Washington ends funding to UN’s Palestinian refugee programme

Concern over the agency’s future comes as European and Arab countries pledge to protect UNRWA.
Sunday 02/09/2018
Palestinian school girls walk past sacks of flour outside a UN compound at the Rafah refugee camp, on September 1. (AFP)
Palestinian school girls walk past sacks of flour outside a UN compound at the Rafah refugee camp, on September 1. (AFP)

TUNIS - The United States said it is cutting all funding to the main United Nations’ refugee programme.

The US State Department said in a statement August 31 that, in addition to inadequate “burden sharing” in supporting the work of the UN Relief and Works Agency for Palestine Refugees in the Near East (UNRWA), “The United States will no longer commit further funding to this irredeemably flawed operation.”

An unidentified US official told the Washington Post that the funding cut was part of a wider move to dramatically reduce the number of people recognised as Palestinian refugees by the United Nations.

The organisation considers approximately 5 million people, including descendants of the hundreds of thousands displaced since the Nakba who were alive when the agency was established in December 1949, as refugees.

The US move has been interpreted by some as a less-than-subtle attempt by the Trump administration to dismiss one of the sticking points in any peace negotiation, the Palestinians’ right of return to homes they left or were forced from when the state of Israel was established.

US Ambassador to the United Nations Nikki Haley, asked during a discussion August 27 at a Washington think-tank if the United States should “get the right of return off the table,” said: “I do agree with that … I absolutely think we have to look at right of return.”

UNRWA spokesman Chris Gunness posted on Twitter: “We reject in the strongest possible terms the criticism that UNRWA’s schools, health centres and emergency assistance programs are ‘irredeemably flawed’.”

Concern over the agency’s future comes as European and Arab countries pledge to protect UNRWA, with Germany promising a significant increase in financial backing.

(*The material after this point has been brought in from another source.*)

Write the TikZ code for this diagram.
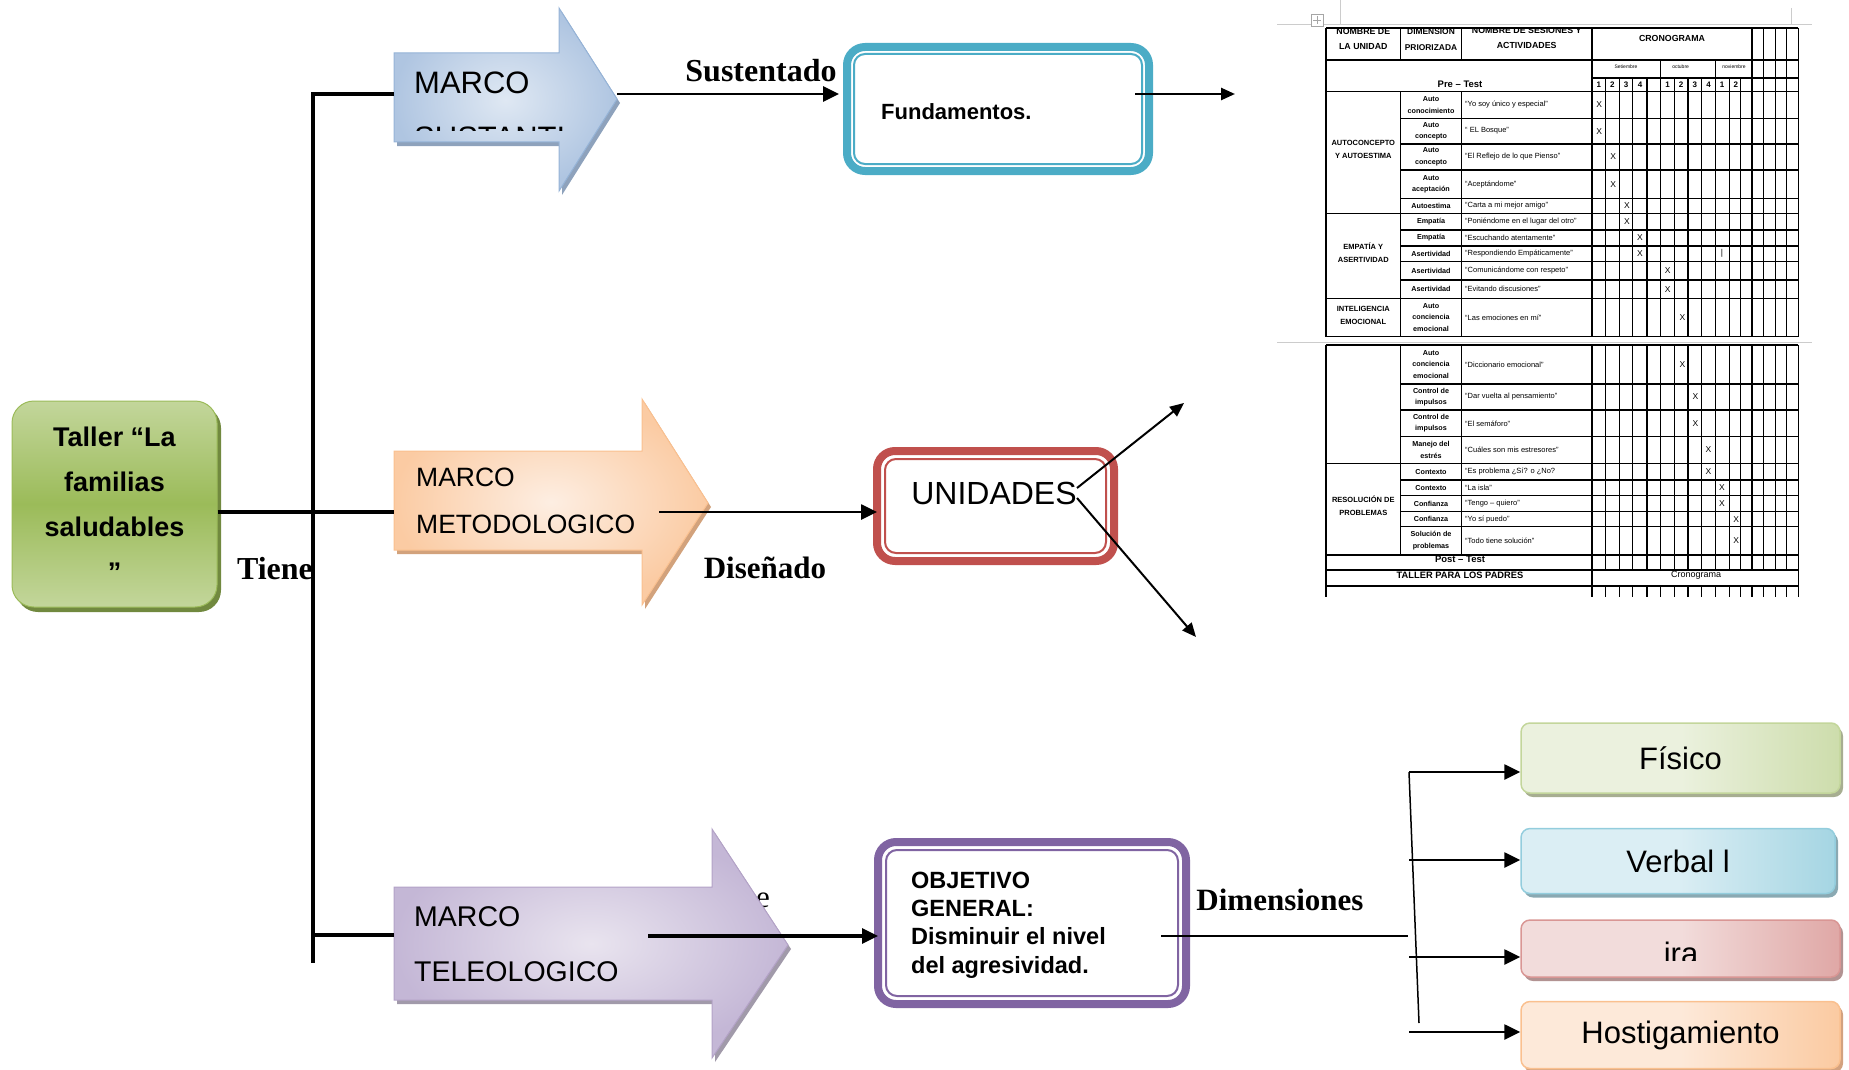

German Foreign Minister Heiko Maas told Reuters: “The loss of this organisation could unleash an uncontrollable chain reaction.”

Maas cautioned that the added German funds would not be enough to cover a $217 million deficit left by the US withdrawal and urged the European Union and other states to work towards “a sustainable finance basis for the organisation.”

The United States has provided approximately one-third of the UNRWA’s $1.1 billion annual budget but earlier this year cut a scheduled payment of $130 million to $65 million, insisting that the UNWRA needed to make various unspecified reforms.

A spokesman for Palestinian President Mahmoud Abbas characterised the United States’ move as an “assault” against his people.